The heavy-breathing, lustful degenerate keeping Mary Jo a veritable prisoner on his secluded farm isn’t content to merely ogle the object of his desire from a distance so he attempts to rape her. The terrified young woman is hit over the head while fleeing and eventually collapses and passes out before a a hideous, clown-faced scarecrow she imagines has comes alive.
Back at the farm, Mary Jo, who now seems to be suffering some manner of brain damage, gushes non-stop about her “Man”, the scarecrow, and how someday he will make love to her. At night she meets with her scarecrow “lover” and lavishes him with the kind of love and attention every inanimate object secretly longs for.

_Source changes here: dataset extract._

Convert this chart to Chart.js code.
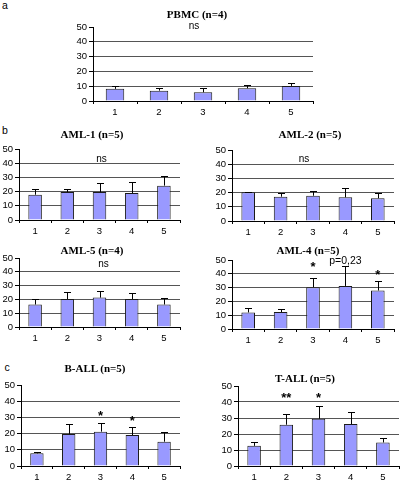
<!DOCTYPE html>
<html><head><meta charset="utf-8">
<script src="https://cdn.jsdelivr.net/npm/chart.js@4.4.1/dist/chart.umd.min.js"></script>
<style>
html,body{margin:0;padding:0;background:#fff;}
body{width:400px;height:481px;position:relative;overflow:hidden;}
canvas{position:absolute;}
.t{position:absolute;transform:translate(-50%,-50%);font:bold 11px 'Liberation Serif','Times New Roman',serif;white-space:nowrap;color:#000;line-height:1;}
.l{position:absolute;transform:translate(-50%,-50%);font:10.5px 'Liberation Sans',Arial,sans-serif;color:#000;line-height:1;}
</style></head><body>
<div class="l" style="left:5px;top:5px">a</div>
<div class="l" style="left:5px;top:130px">b</div>
<div class="l" style="left:7px;top:367px">c</div>
<script>
// ---- data ----
const categories = ['1','2','3','4','5'];
const yMin = 0, yMax = 50, yStep = 10;

const pbmcValues = [8.2, 7.0, 5.9, 8.6, 10.2];
const pbmcErrors = [2.0, 1.6, 2.7, 2.1, 2.3];
const aml1Values = [17.8, 19.7, 19.7, 19.0, 24.2];
const aml1Errors = [4.0, 2.1, 6.3, 7.5, 7.0];
const aml2Values = [20.2, 17.1, 17.8, 16.7, 16.0];
const aml2Errors = [0.5, 2.4, 3.3, 6.3, 3.4];
const aml5Values = [16.3, 20.3, 21.3, 20.3, 16.3];
const aml5Errors = [4.1, 5.1, 4.5, 4.3, 4.7];
const aml4Values = [12.0, 12.3, 30.3, 31.2, 27.9];
const aml4Errors = [3.1, 2.0, 6.5, 14.3, 7.2];
const ballValues = [7.8, 19.8, 21.2, 19.1, 15.0];
const ballErrors = [0.6, 5.9, 5.5, 4.8, 6.2];
const tallValues = [12.6, 25.8, 29.5, 26.2, 14.7];
const tallErrors = [2.5, 6.8, 7.9, 7.5, 2.9];

const titles = ['PBMC (n=4)','AML-1 (n=5)','AML-2 (n=5)','AML-5 (n=4)','AML-4 (n=5)','B-ALL (n=5)','T-ALL (n=5)'];

// significance marks: text per category and the level (in data units) they sit at
const aml4Marks = ['', '', '*', 'p=0,23', '*'];
const aml4MarkLevels = [null, null, 46.4, 49.3, 41.3];
const ballMarks = ['', '', '*', '*', ''];
const ballMarkLevels = [null, null, 32.1, 29.6, null];
const tallMarks = ['', '**', '*', '', ''];
const tallMarkLevels = [null, 44.2, 44.2, null, null];
const nsLabel = 'ns';

// ---- layout (plot areas in page pixels) ----
const YW = 22, XH = 18, PT = 9, PR = 3;
const panels = [
  {title:titles[0], values:pbmcValues, errors:pbmcErrors, L:93, R:313, T:27, B:101, tx:197, ty:14, ns:50.7, nsdx:-9},
  {title:titles[1], values:aml1Values, errors:aml1Errors, L:19, R:180, T:149, B:220, tx:92, ty:134, ns:43.2, nsdx:2},
  {title:titles[2], values:aml2Values, errors:aml2Errors, L:232, R:394, T:150, B:221, tx:310, ty:134, ns:43.5, nsdx:-9},
  {title:titles[3], values:aml5Values, errors:aml5Errors, L:19, R:180, T:258, B:327, tx:92, ty:250, ns:45.7, nsdx:4},
  {title:titles[4], values:aml4Values, errors:aml4Errors, L:232, R:394, T:260, B:329, tx:308, ty:250, marks:aml4Marks, levels:aml4MarkLevels},
  {title:titles[5], values:ballValues, errors:ballErrors, L:21, R:180, T:385, B:466, tx:95, ty:368, marks:ballMarks, levels:ballMarkLevels},
  {title:titles[6], values:tallValues, errors:tallErrors, L:238, R:399, T:386, B:466, tx:305, ty:378, marks:tallMarks, levels:tallMarkLevels}
];

const errorBarPlugin = {
  id:'errorBars',
  afterDatasetsDraw(chart){
    const ds = chart.data.datasets[0];
    const meta = chart.getDatasetMeta(0);
    const ys = chart.scales.y;
    const ctx = chart.ctx;
    ctx.save();
    ctx.strokeStyle = '#000';
    ctx.lineWidth = 1;
    meta.data.forEach((bar,i)=>{
      const x = Math.round(bar.x) + 0.5;
      const y0 = ys.getPixelForValue(ds.data[i]);
      const y1 = Math.round(ys.getPixelForValue(ds.data[i] + ds.errors[i])) + 0.5;
      ctx.beginPath();
      ctx.moveTo(x, y0); ctx.lineTo(x, y1);
      ctx.moveTo(x - 3.5, y1); ctx.lineTo(x + 3.5, y1);
      ctx.stroke();
    });
    ctx.restore();
  }
};

function drawCentered(ctx, text, x, y){
  const m = ctx.measureText(text);
  const asc = m.actualBoundingBoxAscent, desc = m.actualBoundingBoxDescent;
  ctx.textAlign = 'center';
  ctx.textBaseline = 'alphabetic';
  ctx.fillText(text, x, y + (asc - desc) / 2);
}

const marksPlugin = {
  id:'marks',
  afterDraw(chart, args, opts){
    const ctx = chart.ctx;
    const xs = chart.scales.x, ys = chart.scales.y;
    ctx.save();
    ctx.fillStyle = '#000';
    if (opts.ns != null){
      ctx.font = "10px 'Liberation Sans', Arial, sans-serif";
      const cx = (chart.chartArea.left + chart.chartArea.right)/2 + (opts.nsdx||0);
      drawCentered(ctx, nsLabel, cx, ys.getPixelForValue(opts.ns));
    }
    if (opts.marks){
      opts.marks.forEach((t,i)=>{
        if (!t) return;
        const x = xs.getPixelForValue(i);
        const y = ys.getPixelForValue(opts.levels[i]);
        if (t.indexOf('*') === 0){
          ctx.font = "bold 13px 'Liberation Sans', Arial, sans-serif";
        } else {
          ctx.font = "10.5px 'Liberation Sans', Arial, sans-serif";
        }
        drawCentered(ctx, t, x, y);
      });
    }
    ctx.restore();
  }
};

const tickFont = {family:"'Liberation Sans', Arial, sans-serif", size:9.5};

panels.forEach((p, k)=>{
  const left = p.L - YW, top = p.T - PT;
  const w = p.R - left + PR, h = p.B + XH - top;
  const c = document.createElement('canvas');
  c.width = w; c.height = h;
  c.style.left = left + 'px'; c.style.top = top + 'px';
  c.style.width = w + 'px'; c.style.height = h + 'px';
  document.body.appendChild(c);

  const d = document.createElement('div');
  d.className = 't';
  d.textContent = p.title;
  d.style.left = p.tx + 'px'; d.style.top = p.ty + 'px';
  document.body.appendChild(d);

  new Chart(c, {
    type:'bar',
    data:{
      labels: categories,
      datasets:[{
        data: p.values,
        errors: p.errors,
        backgroundColor:'#9999FF',
        borderColor:'#1a1a1a',
        borderWidth:1,
        barPercentage:0.42,
        categoryPercentage:1.0
      }]
    },
    options:{
      responsive:false,
      animation:false,
      devicePixelRatio:1,
      layout:{padding:{top:PT, right:PR, left:0, bottom:0}},
      plugins:{
        legend:{display:false},
        tooltip:{enabled:false},
        title:{display:false},
        marks:{ns:p.ns, nsdx:p.nsdx, marks:p.marks, levels:p.levels}
      },
      scales:{
        x:{
          type:'category',
          offset:true,
          grid:{offset:true, drawOnChartArea:false, drawTicks:true, tickLength:3, tickColor:'#000', color:'#000'},
          border:{color:'#000', width:1},
          ticks:{font:tickFont, color:'#000', padding:3, maxRotation:0, autoSkip:false},
          afterFit(s){ s.height = XH; }
        },
        y:{
          min:yMin, max:yMax,
          ticks:{stepSize:yStep, font:tickFont, color:'#000', padding:2, autoSkip:false},
          grid:{
            color:(ctx)=> (ctx.tick && ctx.tick.value > yMin && ctx.tick.value < yMax) ? '#555' : 'rgba(0,0,0,0)',
            tickColor:'#000', tickLength:4, drawTicks:true
          },
          border:{color:'#000', width:1},
          afterFit(s){ s.width = YW; }
        }
      }
    },
    plugins:[errorBarPlugin, marksPlugin]
  });
});
</script>
</body></html>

Farmer George, who, incidentally may be the grossest person in the world, spies an opportunity to realize his life’s goal of defiling Mary Jo sexually so he decides to slip inside the scarecrow’s garish garb so he can trick her into canoodling with him. He unsurprisingly meets a violent end when his equally vicious but less lust-clouded wife decides to demonstrate that what Mary Jo imagines is her lover and soulmate is actually just straw stuffed inside human clothes by stabbing the “scarecrow” over and over again with a pitchfork.

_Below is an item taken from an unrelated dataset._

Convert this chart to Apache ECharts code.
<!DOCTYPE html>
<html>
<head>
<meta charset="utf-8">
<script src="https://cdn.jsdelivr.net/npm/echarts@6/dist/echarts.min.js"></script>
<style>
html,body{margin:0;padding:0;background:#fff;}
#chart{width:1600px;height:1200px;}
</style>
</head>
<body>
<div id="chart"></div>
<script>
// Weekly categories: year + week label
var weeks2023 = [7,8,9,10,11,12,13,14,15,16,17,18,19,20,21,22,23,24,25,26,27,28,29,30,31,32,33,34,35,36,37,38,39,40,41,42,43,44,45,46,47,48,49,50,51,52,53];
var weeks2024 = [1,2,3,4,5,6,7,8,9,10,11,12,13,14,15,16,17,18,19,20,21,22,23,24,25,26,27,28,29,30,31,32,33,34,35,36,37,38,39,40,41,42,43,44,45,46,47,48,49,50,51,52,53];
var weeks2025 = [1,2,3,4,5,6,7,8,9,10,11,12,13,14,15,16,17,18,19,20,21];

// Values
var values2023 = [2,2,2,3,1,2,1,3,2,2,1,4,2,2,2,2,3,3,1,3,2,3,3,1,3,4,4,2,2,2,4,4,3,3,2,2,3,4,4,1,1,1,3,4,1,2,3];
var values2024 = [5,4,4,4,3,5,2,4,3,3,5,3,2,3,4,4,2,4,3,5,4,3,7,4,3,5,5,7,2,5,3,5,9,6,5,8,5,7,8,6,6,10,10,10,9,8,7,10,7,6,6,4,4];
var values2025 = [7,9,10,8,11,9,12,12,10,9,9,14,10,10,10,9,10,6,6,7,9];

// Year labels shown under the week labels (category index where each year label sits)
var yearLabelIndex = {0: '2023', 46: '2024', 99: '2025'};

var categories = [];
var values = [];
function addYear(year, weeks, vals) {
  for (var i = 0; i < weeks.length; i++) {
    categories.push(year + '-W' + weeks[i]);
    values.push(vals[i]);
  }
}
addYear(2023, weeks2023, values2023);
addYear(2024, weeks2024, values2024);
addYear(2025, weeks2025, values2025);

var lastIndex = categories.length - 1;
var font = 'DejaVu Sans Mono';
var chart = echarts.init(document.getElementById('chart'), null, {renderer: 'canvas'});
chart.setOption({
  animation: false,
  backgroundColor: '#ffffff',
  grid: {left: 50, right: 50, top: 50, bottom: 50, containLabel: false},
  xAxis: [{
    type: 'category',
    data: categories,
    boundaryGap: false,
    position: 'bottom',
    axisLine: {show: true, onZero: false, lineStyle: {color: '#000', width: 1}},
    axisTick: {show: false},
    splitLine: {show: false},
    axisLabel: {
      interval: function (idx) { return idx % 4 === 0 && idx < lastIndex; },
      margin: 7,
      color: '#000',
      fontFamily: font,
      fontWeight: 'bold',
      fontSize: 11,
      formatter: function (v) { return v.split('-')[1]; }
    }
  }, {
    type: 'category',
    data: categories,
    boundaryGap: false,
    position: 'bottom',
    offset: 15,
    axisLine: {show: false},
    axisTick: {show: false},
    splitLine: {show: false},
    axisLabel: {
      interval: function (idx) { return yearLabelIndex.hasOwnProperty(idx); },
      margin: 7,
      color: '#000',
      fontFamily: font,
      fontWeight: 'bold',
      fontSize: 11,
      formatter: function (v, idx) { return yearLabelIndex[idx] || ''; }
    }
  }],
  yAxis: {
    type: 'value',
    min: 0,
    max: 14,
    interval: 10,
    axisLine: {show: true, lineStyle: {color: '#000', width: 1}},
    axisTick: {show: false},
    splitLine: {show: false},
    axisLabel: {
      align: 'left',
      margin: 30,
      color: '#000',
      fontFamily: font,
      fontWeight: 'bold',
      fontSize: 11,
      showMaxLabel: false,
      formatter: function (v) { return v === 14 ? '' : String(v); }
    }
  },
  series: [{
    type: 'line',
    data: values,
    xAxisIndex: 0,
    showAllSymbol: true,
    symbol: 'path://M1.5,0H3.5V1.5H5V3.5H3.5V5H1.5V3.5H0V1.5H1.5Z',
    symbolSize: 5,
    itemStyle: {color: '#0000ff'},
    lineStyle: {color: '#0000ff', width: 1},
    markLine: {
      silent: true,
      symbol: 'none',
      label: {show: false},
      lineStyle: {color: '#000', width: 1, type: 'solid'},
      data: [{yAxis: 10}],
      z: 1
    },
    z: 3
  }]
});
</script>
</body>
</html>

I’m not going to lie: I came to Tales from the Crypt as a thirteen year old boy for the Sexual Suggestions, Brief Nudity AND Scenes of Intense Sexuality but “Four Sided Triangle” is so intensely tawdry and lurid in its sexuality that it made the forty two year old pretty uncomfortable. Even at the start of a brilliant career it was obvious Arquette was a bold, audacious and original actress, whose offbeat sexuality figured prominently in a lot of her most important early roles, like True Romance and Lost Highway.
But Arquette is so relentlessly objectified and abused here that it leaves a weird, bitter aftertaste despite the objectification being not only justified by the narrative but the whole point of the story. The awful would-be rapist can’t see this sexy, desperate young woman as anything more than luscious body parts he feels entitled to grope and molest to his heart’s content, whether she consents or not, so he ends up paying the ultimate price, as does a wife who is similarly evil and cruel, if less crazed with lust.
Despite, or rather because, of its unrelenting nastiness “Four Sided Triangle” made an indelible impression on me as a fourteen year old and holds up twenty-eight years later. It’s a nasty piece of work as well as an early indication that, despite her beauty and youth, Arquette was destined for a distinguished career as a great, gutsy character actor whose resume would be full of choices as audacious as they are inspired.